■ EXERCISE TASK
Retype the opening lines of the listing below, ending with the line that contains "import plotly.graph_objects as go", and leave out any pictures.

[START OF SUPPLIED MATERIAL]

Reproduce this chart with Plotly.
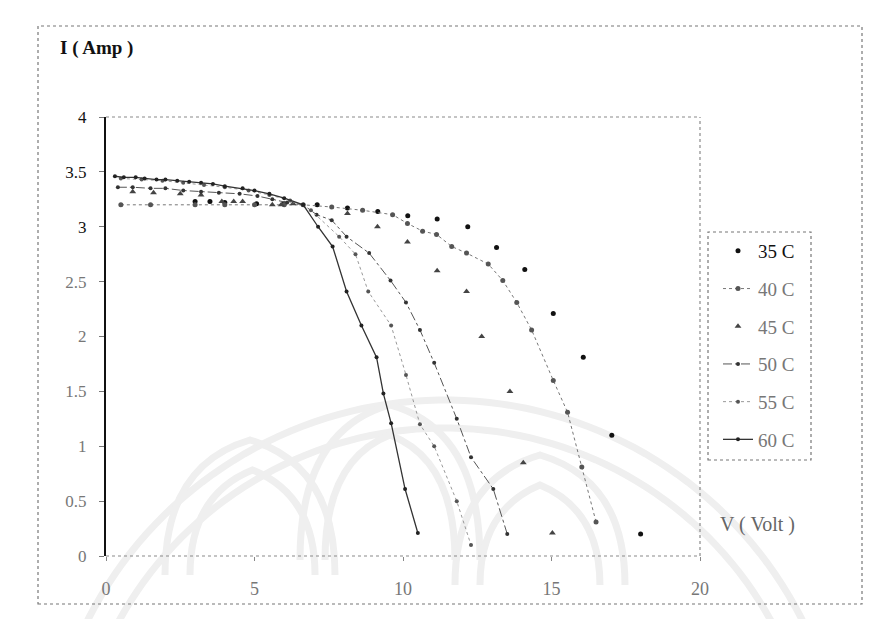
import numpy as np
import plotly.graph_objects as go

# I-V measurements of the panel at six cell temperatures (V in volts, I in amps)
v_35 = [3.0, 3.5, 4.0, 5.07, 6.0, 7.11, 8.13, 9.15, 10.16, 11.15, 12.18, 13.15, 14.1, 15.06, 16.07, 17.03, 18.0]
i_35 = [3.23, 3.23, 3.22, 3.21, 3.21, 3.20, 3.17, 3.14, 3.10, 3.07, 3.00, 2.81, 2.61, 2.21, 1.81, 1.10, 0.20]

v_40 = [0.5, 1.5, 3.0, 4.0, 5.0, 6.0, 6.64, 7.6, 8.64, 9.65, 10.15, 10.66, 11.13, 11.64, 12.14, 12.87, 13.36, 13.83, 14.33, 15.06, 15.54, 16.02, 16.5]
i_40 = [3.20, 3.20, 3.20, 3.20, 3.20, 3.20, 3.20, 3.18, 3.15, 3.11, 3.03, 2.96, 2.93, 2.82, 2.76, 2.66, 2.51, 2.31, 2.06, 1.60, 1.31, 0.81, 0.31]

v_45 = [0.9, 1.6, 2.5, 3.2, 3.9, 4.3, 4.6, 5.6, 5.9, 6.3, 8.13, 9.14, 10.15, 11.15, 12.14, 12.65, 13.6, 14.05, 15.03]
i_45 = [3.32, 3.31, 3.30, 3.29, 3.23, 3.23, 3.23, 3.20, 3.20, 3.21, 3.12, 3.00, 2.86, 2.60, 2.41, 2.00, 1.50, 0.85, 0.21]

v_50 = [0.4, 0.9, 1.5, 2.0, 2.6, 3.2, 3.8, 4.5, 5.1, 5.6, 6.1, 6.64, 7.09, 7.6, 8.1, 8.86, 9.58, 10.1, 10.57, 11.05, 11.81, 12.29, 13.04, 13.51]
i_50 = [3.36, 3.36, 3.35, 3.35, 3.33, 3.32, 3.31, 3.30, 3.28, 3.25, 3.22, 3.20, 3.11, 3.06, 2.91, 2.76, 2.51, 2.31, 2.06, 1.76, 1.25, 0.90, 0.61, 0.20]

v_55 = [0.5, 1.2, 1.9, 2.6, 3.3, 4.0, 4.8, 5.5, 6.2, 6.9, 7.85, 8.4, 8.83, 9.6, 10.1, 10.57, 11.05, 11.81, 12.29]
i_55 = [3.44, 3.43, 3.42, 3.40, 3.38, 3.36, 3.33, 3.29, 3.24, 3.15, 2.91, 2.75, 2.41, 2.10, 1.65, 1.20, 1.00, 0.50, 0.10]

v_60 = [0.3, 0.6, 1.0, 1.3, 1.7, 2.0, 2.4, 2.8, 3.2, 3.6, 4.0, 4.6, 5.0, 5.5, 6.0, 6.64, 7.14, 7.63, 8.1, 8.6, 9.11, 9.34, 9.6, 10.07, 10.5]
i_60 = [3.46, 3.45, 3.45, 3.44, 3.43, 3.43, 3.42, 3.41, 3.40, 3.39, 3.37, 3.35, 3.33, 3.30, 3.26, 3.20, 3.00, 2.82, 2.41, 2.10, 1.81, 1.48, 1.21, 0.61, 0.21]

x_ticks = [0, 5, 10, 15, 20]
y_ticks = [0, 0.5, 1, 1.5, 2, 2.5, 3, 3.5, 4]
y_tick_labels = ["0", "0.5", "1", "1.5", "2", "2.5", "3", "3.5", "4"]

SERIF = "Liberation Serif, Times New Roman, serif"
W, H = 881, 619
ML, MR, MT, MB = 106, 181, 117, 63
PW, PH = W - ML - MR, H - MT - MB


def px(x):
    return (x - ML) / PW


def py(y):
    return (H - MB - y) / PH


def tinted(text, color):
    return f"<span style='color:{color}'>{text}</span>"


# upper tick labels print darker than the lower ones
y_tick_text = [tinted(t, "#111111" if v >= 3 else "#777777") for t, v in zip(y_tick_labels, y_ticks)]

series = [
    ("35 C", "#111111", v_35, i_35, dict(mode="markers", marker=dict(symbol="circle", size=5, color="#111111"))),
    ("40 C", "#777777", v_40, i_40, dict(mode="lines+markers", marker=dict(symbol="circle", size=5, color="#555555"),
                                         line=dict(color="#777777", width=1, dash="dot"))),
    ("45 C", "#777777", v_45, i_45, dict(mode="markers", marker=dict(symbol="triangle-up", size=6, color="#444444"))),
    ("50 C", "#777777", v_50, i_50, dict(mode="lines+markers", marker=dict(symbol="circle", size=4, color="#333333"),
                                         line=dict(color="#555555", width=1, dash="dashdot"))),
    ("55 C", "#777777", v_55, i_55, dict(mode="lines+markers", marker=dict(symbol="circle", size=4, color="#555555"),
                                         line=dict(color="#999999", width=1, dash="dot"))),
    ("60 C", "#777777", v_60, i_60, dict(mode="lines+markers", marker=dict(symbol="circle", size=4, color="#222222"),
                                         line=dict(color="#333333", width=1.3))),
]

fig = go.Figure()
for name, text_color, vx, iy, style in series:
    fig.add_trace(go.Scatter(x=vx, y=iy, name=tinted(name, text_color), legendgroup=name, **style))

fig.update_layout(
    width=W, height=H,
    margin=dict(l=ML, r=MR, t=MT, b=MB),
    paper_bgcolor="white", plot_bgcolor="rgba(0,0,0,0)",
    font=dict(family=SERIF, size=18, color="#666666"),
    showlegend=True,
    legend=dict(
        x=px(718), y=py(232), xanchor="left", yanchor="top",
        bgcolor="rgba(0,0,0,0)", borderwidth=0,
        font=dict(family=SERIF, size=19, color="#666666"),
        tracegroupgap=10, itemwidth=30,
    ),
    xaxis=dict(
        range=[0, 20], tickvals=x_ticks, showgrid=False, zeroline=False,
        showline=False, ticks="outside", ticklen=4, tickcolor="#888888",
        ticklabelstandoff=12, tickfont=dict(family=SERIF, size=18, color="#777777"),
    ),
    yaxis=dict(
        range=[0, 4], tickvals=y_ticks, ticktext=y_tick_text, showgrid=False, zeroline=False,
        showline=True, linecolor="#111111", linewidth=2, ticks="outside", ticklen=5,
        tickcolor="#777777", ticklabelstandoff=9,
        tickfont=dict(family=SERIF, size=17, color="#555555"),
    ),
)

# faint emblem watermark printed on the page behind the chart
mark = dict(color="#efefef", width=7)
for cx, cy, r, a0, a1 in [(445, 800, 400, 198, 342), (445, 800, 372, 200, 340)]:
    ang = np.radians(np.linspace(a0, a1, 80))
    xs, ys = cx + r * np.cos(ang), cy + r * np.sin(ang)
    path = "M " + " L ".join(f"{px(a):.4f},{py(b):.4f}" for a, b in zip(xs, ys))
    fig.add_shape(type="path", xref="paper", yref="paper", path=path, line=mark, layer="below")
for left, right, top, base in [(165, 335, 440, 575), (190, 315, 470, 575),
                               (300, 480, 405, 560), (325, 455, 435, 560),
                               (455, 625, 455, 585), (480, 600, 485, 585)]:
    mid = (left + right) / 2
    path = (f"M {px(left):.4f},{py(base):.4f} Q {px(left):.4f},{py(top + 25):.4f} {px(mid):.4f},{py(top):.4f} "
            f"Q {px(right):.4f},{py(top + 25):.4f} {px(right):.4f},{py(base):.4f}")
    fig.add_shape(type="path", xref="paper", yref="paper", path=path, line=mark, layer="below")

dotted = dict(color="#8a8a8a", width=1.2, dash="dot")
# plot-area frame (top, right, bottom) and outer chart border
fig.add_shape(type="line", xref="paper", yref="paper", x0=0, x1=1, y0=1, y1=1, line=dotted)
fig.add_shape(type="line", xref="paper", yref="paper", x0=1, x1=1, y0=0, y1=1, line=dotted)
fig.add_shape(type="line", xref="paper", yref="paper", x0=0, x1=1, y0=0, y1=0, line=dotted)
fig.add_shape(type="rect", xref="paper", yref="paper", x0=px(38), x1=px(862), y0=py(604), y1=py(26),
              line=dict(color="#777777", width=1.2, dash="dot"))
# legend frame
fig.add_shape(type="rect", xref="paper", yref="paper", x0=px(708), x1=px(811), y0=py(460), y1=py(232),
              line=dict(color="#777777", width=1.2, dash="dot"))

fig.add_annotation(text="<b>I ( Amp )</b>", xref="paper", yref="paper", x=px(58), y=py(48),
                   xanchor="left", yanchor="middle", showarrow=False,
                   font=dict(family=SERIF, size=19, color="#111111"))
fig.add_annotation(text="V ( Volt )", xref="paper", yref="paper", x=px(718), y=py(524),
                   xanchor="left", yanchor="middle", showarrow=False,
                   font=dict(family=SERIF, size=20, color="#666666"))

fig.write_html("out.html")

[END OF SUPPLIED MATERIAL]

■ ANSWER TO THE TASK
Reproduce this chart with Plotly.
import numpy as np
import plotly.graph_objects as go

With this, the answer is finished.